Figure scripts
________________

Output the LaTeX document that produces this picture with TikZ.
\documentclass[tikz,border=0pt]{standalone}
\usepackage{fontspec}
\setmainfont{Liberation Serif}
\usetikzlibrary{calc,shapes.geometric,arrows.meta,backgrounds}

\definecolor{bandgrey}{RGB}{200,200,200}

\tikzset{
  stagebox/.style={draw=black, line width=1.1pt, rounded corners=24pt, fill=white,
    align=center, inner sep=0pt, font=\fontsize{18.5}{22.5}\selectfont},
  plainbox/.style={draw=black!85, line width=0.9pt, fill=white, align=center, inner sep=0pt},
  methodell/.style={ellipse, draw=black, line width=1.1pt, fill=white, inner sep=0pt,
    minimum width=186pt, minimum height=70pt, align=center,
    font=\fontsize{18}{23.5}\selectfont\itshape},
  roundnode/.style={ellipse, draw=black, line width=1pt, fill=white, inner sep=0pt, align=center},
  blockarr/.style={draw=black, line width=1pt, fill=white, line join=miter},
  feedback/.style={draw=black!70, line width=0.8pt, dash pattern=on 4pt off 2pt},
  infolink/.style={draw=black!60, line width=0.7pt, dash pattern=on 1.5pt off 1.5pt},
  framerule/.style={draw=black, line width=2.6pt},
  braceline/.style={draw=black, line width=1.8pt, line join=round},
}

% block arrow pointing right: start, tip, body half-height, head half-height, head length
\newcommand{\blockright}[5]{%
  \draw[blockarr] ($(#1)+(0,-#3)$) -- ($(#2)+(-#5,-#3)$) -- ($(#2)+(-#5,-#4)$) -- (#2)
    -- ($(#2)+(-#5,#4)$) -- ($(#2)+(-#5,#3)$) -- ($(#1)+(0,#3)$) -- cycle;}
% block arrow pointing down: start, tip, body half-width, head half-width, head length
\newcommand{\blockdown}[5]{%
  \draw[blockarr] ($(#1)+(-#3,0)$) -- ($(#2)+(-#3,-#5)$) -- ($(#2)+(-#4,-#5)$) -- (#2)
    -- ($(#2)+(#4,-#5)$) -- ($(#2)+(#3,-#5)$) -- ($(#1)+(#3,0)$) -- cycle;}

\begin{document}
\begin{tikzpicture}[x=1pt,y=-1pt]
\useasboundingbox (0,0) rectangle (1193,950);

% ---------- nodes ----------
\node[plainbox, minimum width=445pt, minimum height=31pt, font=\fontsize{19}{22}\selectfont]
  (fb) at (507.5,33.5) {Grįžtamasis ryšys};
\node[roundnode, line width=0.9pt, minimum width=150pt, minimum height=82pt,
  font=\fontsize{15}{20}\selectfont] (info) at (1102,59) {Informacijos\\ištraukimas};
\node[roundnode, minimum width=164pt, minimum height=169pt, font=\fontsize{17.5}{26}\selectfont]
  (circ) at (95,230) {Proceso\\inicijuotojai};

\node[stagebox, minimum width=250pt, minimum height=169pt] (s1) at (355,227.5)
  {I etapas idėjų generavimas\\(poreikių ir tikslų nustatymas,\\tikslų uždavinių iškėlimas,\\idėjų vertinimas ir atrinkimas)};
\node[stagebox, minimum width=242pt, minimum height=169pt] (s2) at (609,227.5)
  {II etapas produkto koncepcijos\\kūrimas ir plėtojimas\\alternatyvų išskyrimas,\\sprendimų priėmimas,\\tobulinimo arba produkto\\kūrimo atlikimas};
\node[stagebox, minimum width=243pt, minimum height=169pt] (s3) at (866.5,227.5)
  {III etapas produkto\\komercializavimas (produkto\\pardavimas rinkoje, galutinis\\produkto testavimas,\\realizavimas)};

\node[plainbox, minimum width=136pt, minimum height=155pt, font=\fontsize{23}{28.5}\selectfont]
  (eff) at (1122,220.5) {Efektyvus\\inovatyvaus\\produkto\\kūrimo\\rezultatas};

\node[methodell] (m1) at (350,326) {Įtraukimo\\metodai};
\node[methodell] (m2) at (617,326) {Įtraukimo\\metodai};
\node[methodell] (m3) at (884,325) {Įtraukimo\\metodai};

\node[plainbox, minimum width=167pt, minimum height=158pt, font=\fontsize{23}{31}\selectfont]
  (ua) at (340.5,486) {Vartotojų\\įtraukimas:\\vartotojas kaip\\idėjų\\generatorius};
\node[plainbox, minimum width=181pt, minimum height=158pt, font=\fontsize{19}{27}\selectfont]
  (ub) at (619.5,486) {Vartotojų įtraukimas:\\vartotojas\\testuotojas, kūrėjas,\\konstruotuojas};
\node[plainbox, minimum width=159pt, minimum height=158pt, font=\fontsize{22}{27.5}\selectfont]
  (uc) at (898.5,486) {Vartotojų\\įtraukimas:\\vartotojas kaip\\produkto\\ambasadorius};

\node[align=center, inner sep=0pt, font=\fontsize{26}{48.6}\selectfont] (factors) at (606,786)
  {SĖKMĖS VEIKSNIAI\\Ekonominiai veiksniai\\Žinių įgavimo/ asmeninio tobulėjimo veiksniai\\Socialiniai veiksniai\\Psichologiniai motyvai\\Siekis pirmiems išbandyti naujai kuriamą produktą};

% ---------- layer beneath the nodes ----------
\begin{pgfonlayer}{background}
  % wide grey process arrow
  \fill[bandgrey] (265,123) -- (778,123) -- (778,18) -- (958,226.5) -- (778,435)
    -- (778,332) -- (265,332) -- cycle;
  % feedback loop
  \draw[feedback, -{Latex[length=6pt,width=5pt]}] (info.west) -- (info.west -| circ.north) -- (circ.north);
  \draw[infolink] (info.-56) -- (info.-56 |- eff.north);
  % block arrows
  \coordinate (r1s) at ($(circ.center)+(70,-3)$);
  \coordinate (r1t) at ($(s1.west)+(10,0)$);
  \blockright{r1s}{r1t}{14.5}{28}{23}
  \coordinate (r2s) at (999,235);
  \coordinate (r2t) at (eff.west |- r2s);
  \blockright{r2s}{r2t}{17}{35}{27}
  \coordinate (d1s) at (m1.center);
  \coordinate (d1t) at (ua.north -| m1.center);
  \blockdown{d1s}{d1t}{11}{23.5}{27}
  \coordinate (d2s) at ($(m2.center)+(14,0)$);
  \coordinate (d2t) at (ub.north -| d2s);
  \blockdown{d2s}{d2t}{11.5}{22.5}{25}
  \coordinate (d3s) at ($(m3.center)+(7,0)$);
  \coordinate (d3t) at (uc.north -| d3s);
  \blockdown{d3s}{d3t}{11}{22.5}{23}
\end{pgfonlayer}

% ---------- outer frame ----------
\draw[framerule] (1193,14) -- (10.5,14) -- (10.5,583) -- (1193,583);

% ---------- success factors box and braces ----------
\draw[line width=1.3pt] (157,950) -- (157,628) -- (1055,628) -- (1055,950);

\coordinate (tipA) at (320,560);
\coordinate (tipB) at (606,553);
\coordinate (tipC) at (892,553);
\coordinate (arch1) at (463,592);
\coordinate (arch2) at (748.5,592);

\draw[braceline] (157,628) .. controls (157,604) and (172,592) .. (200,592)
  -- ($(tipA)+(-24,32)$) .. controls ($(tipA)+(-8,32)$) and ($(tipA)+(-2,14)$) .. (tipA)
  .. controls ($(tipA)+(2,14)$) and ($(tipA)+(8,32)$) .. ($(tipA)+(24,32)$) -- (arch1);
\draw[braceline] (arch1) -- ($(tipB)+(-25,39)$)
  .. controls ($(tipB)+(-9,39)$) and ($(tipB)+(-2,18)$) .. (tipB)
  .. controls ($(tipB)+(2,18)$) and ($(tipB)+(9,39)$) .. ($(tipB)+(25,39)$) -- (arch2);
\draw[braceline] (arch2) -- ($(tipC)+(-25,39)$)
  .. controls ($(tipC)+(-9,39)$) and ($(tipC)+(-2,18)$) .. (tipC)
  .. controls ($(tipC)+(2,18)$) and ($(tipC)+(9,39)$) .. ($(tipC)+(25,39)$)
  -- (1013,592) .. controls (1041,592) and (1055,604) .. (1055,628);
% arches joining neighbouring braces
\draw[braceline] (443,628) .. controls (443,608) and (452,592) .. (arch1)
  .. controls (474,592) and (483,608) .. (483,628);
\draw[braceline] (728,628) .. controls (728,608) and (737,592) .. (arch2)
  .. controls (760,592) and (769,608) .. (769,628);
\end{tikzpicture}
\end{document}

________________

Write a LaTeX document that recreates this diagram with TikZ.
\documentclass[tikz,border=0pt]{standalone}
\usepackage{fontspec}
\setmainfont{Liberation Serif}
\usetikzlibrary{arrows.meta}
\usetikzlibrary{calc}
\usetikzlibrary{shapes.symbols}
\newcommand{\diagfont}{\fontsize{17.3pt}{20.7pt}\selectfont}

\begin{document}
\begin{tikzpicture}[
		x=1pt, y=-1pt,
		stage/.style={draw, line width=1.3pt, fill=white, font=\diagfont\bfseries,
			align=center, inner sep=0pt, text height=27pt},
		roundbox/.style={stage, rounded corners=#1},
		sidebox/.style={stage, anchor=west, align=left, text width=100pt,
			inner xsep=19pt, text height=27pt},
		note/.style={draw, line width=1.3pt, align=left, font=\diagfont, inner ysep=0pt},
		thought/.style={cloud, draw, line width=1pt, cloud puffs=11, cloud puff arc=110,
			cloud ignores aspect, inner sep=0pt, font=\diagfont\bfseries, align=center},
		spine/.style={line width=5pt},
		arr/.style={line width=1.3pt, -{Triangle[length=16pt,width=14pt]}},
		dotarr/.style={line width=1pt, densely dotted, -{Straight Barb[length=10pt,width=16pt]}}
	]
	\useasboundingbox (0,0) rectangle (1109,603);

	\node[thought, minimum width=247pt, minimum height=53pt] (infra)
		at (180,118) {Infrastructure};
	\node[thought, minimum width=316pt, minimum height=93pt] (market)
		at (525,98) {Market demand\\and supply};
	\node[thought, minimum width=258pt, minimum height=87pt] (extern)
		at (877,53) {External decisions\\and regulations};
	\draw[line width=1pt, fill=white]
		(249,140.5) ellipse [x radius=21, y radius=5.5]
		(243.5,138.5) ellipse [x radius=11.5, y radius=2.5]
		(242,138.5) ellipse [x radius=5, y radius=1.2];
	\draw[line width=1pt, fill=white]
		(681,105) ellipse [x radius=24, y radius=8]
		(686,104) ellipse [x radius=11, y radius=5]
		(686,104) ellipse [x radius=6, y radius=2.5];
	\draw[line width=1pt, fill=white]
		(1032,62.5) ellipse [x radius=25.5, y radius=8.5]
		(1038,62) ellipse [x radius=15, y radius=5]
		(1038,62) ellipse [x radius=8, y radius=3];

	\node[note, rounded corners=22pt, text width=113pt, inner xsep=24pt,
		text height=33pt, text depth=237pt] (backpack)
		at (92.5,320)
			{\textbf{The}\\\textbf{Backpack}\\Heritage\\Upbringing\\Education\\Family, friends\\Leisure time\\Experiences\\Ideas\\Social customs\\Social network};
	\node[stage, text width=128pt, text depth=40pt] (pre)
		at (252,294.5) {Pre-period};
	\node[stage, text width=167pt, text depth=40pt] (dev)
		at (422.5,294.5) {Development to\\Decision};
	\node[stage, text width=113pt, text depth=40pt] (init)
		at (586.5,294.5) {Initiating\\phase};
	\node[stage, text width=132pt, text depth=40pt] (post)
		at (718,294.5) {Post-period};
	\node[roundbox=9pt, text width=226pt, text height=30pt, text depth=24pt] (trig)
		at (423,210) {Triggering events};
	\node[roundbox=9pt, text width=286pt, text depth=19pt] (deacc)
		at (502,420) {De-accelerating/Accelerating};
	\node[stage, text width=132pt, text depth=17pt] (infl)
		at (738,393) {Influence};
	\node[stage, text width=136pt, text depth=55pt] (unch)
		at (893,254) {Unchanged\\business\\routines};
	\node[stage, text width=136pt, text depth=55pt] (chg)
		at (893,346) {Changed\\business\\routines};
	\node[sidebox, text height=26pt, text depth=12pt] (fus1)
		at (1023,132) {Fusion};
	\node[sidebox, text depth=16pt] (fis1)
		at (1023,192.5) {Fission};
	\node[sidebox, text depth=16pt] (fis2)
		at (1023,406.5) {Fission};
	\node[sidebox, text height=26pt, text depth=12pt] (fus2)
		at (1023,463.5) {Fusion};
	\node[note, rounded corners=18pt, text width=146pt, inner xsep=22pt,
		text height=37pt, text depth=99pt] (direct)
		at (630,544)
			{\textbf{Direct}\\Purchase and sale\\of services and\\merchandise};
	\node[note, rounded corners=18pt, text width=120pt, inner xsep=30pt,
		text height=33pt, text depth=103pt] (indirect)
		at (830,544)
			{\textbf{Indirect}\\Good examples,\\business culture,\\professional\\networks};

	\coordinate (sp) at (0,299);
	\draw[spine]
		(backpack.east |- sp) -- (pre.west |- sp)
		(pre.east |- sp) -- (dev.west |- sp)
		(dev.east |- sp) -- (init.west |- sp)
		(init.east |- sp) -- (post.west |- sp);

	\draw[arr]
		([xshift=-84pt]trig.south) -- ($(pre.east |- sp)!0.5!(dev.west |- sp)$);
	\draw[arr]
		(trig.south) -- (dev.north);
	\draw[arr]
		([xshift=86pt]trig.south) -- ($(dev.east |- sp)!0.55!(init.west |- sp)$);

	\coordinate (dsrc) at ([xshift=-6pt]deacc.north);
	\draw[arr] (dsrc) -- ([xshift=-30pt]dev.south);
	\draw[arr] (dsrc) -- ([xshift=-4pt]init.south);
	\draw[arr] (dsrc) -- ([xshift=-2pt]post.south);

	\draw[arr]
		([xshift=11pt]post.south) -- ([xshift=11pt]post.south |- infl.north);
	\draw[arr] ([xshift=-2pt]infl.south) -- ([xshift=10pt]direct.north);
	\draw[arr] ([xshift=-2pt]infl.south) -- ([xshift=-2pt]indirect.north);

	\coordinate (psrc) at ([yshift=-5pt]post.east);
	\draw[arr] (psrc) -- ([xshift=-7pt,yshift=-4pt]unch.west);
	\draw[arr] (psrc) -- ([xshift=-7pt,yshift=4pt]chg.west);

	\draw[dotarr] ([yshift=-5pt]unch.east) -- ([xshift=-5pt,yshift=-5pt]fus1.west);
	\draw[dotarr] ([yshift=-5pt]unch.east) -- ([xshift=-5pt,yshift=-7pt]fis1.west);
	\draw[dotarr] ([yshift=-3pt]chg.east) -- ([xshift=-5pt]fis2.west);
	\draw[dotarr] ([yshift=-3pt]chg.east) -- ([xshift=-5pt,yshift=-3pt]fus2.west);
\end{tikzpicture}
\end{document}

________________

#### [What this task involves]
Each line from the one containing "Write a LaTeX" through the one containing "(0,0) rectangle (1109,603);" must be retyped exactly, the first and last of these included.

#### [Answer to this problem]
Write a LaTeX document that recreates this diagram with TikZ.
\documentclass[tikz,border=0pt]{standalone}
\usepackage{fontspec}
\setmainfont{Liberation Serif}
\usetikzlibrary{arrows.meta}
\usetikzlibrary{calc}
\usetikzlibrary{shapes.symbols}
\newcommand{\diagfont}{\fontsize{17.3pt}{20.7pt}\selectfont}

\begin{document}
\begin{tikzpicture}[
		x=1pt, y=-1pt,
		stage/.style={draw, line width=1.3pt, fill=white, font=\diagfont\bfseries,
			align=center, inner sep=0pt, text height=27pt},
		roundbox/.style={stage, rounded corners=#1},
		sidebox/.style={stage, anchor=west, align=left, text width=100pt,
			inner xsep=19pt, text height=27pt},
		note/.style={draw, line width=1.3pt, align=left, font=\diagfont, inner ysep=0pt},
		thought/.style={cloud, draw, line width=1pt, cloud puffs=11, cloud puff arc=110,
			cloud ignores aspect, inner sep=0pt, font=\diagfont\bfseries, align=center},
		spine/.style={line width=5pt},
		arr/.style={line width=1.3pt, -{Triangle[length=16pt,width=14pt]}},
		dotarr/.style={line width=1pt, densely dotted, -{Straight Barb[length=10pt,width=16pt]}}
	]
	\useasboundingbox (0,0) rectangle (1109,603);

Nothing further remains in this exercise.